__GIVEN INSTRUCTION__: Word for word, give the material below again, minus any images.

__DATASET EXCERPT__:
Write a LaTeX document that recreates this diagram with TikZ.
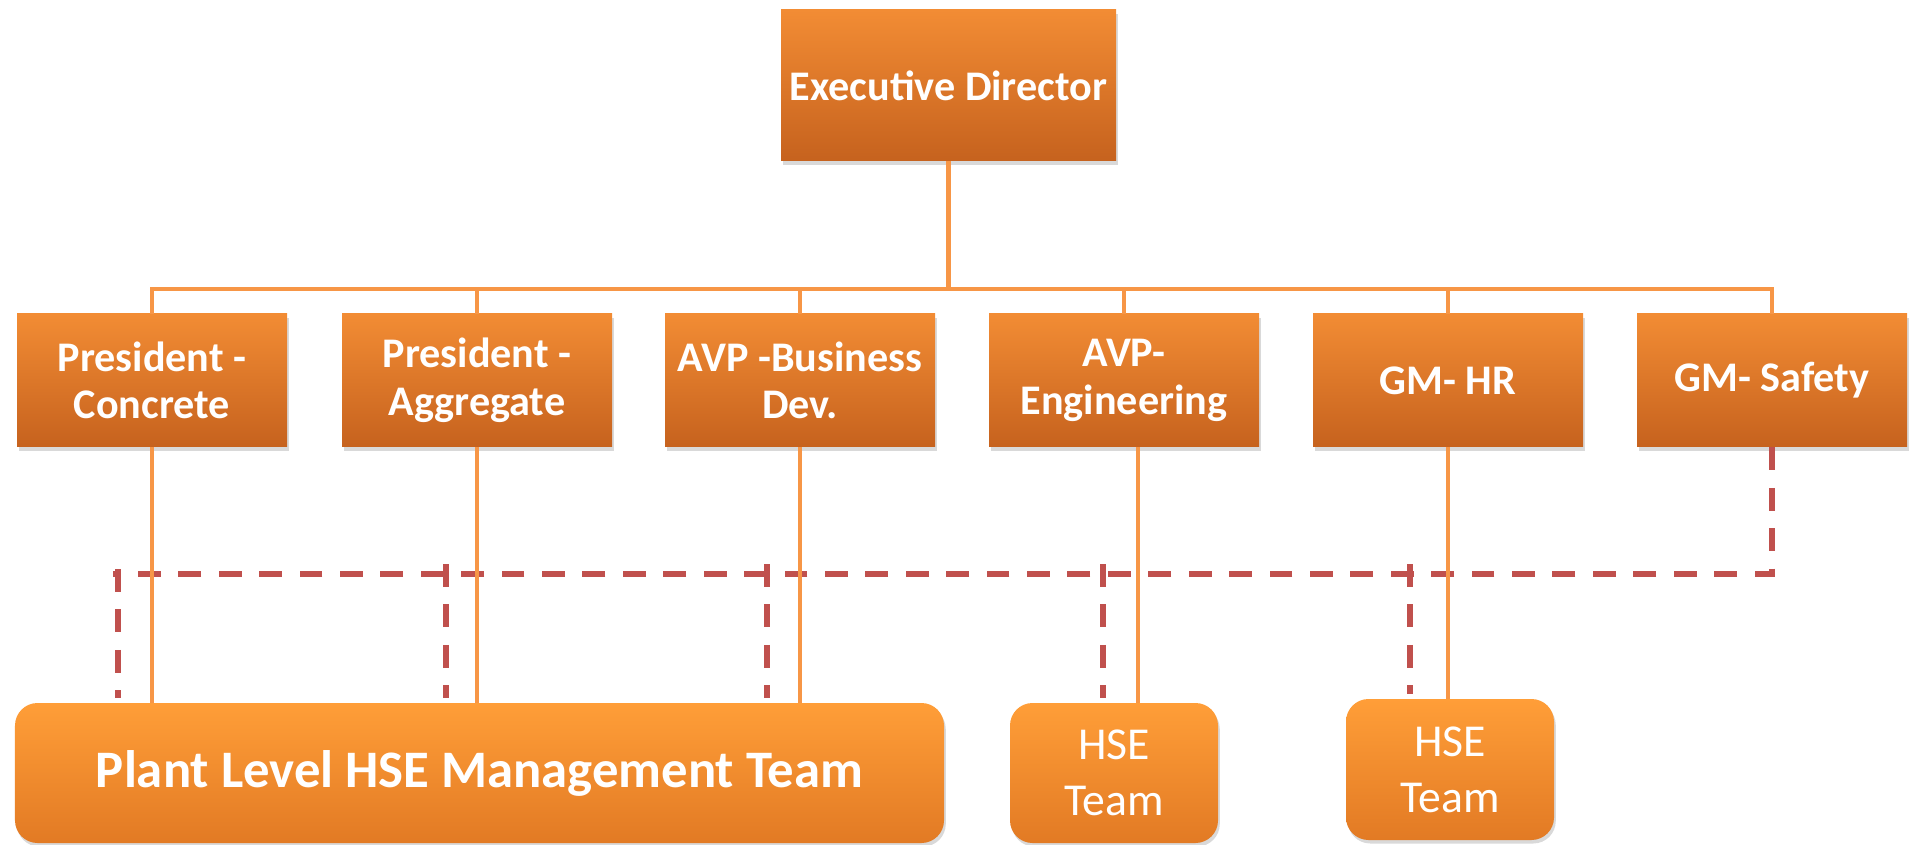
\documentclass[tikz,border=0pt]{standalone}
\usepackage{fontspec}
\setmainfont{Carlito}
\usepackage{tikz}
\usetikzlibrary{shadows}
\definecolor{boxtop}{RGB}{242,140,52}
\definecolor{boxbot}{RGB}{198,98,30}
\definecolor{teamtop}{RGB}{255,158,56}
\definecolor{teambot}{RGB}{226,122,36}
\definecolor{linkorange}{RGB}{247,150,70}
\definecolor{dashred}{RGB}{192,80,77}

\begin{document}
\begin{tikzpicture}[
    post/.style={top color=boxtop, bottom color=boxbot, text=white,
        font=\bfseries\fontsize{24}{27}\selectfont, align=center,
        minimum width=5.4cm, minimum height=2.66cm, inner sep=0pt,
        drop shadow={opacity=0.3, shadow xshift=1pt, shadow yshift=-2pt}},
    team/.style={top color=teamtop, bottom color=teambot, text=white,
        rounded corners=0.45cm, align=center, inner sep=0pt,
        drop shadow={opacity=0.3, shadow xshift=1pt, shadow yshift=-2pt}},
    link/.style={draw=linkorange, line width=2.8pt},
    dashlink/.style={draw=dashred, line width=3.7pt, dash pattern=on 13pt off 10pt}
    ]

    \useasboundingbox (0,0) rectangle (38.2,-16.9);

    \node[post, 
        minimum width=6.7cm, 
        minimum height=3.02cm, 
        font=\bfseries\fontsize{24}{28}\selectfont
        ] (1) at (18.97,-1.71) {Executive Director};

    \node[post] (21) at (3.04,-7.61) {President -\\Concrete};
    \node[post] (22) at (9.54,-7.61) {President -\\Aggregate};
    \node[post] (23) at (16.0,-7.61) {AVP -Business\\Dev.};
    \node[post] (24) at (22.48,-7.61) {AVP-\\Engineering};
    \node[post] (25) at (28.96,-7.61) {GM- HR};
    \node[post] (26) at (35.44,-7.61) {GM- Safety};

    \node[team, 
        minimum width=18.58cm, 
        minimum height=2.8cm, 
        font=\bfseries\fontsize{30}{34}\selectfont
        ] (31) at (9.59,-15.46) {Plant Level HSE Management Team};

    \node[team, 
        minimum width=4.16cm, 
        minimum height=2.8cm, 
        font=\fontsize{26}{32}\selectfont
        ] (32) at (22.28,-15.46) {HSE\\Team};

    \node[team, 
        minimum width=4.16cm, 
        minimum height=2.82cm, 
        font=\fontsize{26}{32}\selectfont
        ] (33) at (29.0,-15.39) {HSE\\Team};

    % dashed safety lines
    \coordinate (d1) at (2.36,-11.48);
    \coordinate (d2) at (8.92,-11.48);
    \coordinate (d3) at (15.34,-11.48);
    \coordinate (d4) at (22.06,-11.48);
    \coordinate (d5) at (28.2,-11.48);

    \draw[dashlink] (26.south) |- ([xshift=-0.1cm]d1);
    \draw[dashlink] ([yshift=0.1cm]d1) -- ([yshift=0.1cm]d1 |- 31.north);
    \draw[dashlink] ([yshift=0.2cm]d2) -- ([yshift=0.1cm]d2 |- 31.north);
    \draw[dashlink] ([yshift=0.2cm]d3) -- ([yshift=0.1cm]d3 |- 31.north);
    \draw[dashlink] ([yshift=0.2cm]d4) -- ([yshift=0.1cm]d4 |- 32.north);
    \draw[dashlink] ([yshift=0.2cm]d5) -- ([yshift=0.1cm]d5 |- 33.north);

    % solid reporting lines
    \coordinate (bus) at (0,-5.78);
    \draw[link] (1.south) -- (1.south |- bus);
    \draw[link] (21.north) |- (26.north |- bus) -- (26.north);
    \draw[link] (22.north) -- (22.north |- bus);
    \draw[link] (23.north) -- (23.north |- bus);
    \draw[link] (24.north) -- (24.north |- bus);
    \draw[link] (25.north) -- (25.north |- bus);

    \draw[link] (21.south) -- (21.south |- 31.north);
    \draw[link] (22.south) -- (22.south |- 31.north);
    \draw[link] (23.south) -- (23.south |- 31.north);
    \draw[link] ([xshift=0.28cm]24.south) -- ([xshift=0.28cm]24.south |- 32.north);
    \draw[link] (25.south) -- (25.south |- 33.north);

\end{tikzpicture}
\end{document}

__COMPLETED EXERCISE__:
Write a LaTeX document that recreates this diagram with TikZ.
\documentclass[tikz,border=0pt]{standalone}
\usepackage{fontspec}
\setmainfont{Carlito}
\usepackage{tikz}
\usetikzlibrary{shadows}
\definecolor{boxtop}{RGB}{242,140,52}
\definecolor{boxbot}{RGB}{198,98,30}
\definecolor{teamtop}{RGB}{255,158,56}
\definecolor{teambot}{RGB}{226,122,36}
\definecolor{linkorange}{RGB}{247,150,70}
\definecolor{dashred}{RGB}{192,80,77}

\begin{document}
\begin{tikzpicture}[
    post/.style={top color=boxtop, bottom color=boxbot, text=white,
        font=\bfseries\fontsize{24}{27}\selectfont, align=center,
        minimum width=5.4cm, minimum height=2.66cm, inner sep=0pt,
        drop shadow={opacity=0.3, shadow xshift=1pt, shadow yshift=-2pt}},
    team/.style={top color=teamtop, bottom color=teambot, text=white,
        rounded corners=0.45cm, align=center, inner sep=0pt,
        drop shadow={opacity=0.3, shadow xshift=1pt, shadow yshift=-2pt}},
    link/.style={draw=linkorange, line width=2.8pt},
    dashlink/.style={draw=dashred, line width=3.7pt, dash pattern=on 13pt off 10pt}
    ]

    \useasboundingbox (0,0) rectangle (38.2,-16.9);

    \node[post, 
        minimum width=6.7cm, 
        minimum height=3.02cm, 
        font=\bfseries\fontsize{24}{28}\selectfont
        ] (1) at (18.97,-1.71) {Executive Director};

    \node[post] (21) at (3.04,-7.61) {President -\\Concrete};
    \node[post] (22) at (9.54,-7.61) {President -\\Aggregate};
    \node[post] (23) at (16.0,-7.61) {AVP -Business\\Dev.};
    \node[post] (24) at (22.48,-7.61) {AVP-\\Engineering};
    \node[post] (25) at (28.96,-7.61) {GM- HR};
    \node[post] (26) at (35.44,-7.61) {GM- Safety};

    \node[team, 
        minimum width=18.58cm, 
        minimum height=2.8cm, 
        font=\bfseries\fontsize{30}{34}\selectfont
        ] (31) at (9.59,-15.46) {Plant Level HSE Management Team};

    \node[team, 
        minimum width=4.16cm, 
        minimum height=2.8cm, 
        font=\fontsize{26}{32}\selectfont
        ] (32) at (22.28,-15.46) {HSE\\Team};

    \node[team, 
        minimum width=4.16cm, 
        minimum height=2.82cm, 
        font=\fontsize{26}{32}\selectfont
        ] (33) at (29.0,-15.39) {HSE\\Team};

    % dashed safety lines
    \coordinate (d1) at (2.36,-11.48);
    \coordinate (d2) at (8.92,-11.48);
    \coordinate (d3) at (15.34,-11.48);
    \coordinate (d4) at (22.06,-11.48);
    \coordinate (d5) at (28.2,-11.48);

    \draw[dashlink] (26.south) |- ([xshift=-0.1cm]d1);
    \draw[dashlink] ([yshift=0.1cm]d1) -- ([yshift=0.1cm]d1 |- 31.north);
    \draw[dashlink] ([yshift=0.2cm]d2) -- ([yshift=0.1cm]d2 |- 31.north);
    \draw[dashlink] ([yshift=0.2cm]d3) -- ([yshift=0.1cm]d3 |- 31.north);
    \draw[dashlink] ([yshift=0.2cm]d4) -- ([yshift=0.1cm]d4 |- 32.north);
    \draw[dashlink] ([yshift=0.2cm]d5) -- ([yshift=0.1cm]d5 |- 33.north);

    % solid reporting lines
    \coordinate (bus) at (0,-5.78);
    \draw[link] (1.south) -- (1.south |- bus);
    \draw[link] (21.north) |- (26.north |- bus) -- (26.north);
    \draw[link] (22.north) -- (22.north |- bus);
    \draw[link] (23.north) -- (23.north |- bus);
    \draw[link] (24.north) -- (24.north |- bus);
    \draw[link] (25.north) -- (25.north |- bus);

    \draw[link] (21.south) -- (21.south |- 31.north);
    \draw[link] (22.south) -- (22.south |- 31.north);
    \draw[link] (23.south) -- (23.south |- 31.north);
    \draw[link] ([xshift=0.28cm]24.south) -- ([xshift=0.28cm]24.south |- 32.north);
    \draw[link] (25.south) -- (25.south |- 33.north);

\end{tikzpicture}
\end{document}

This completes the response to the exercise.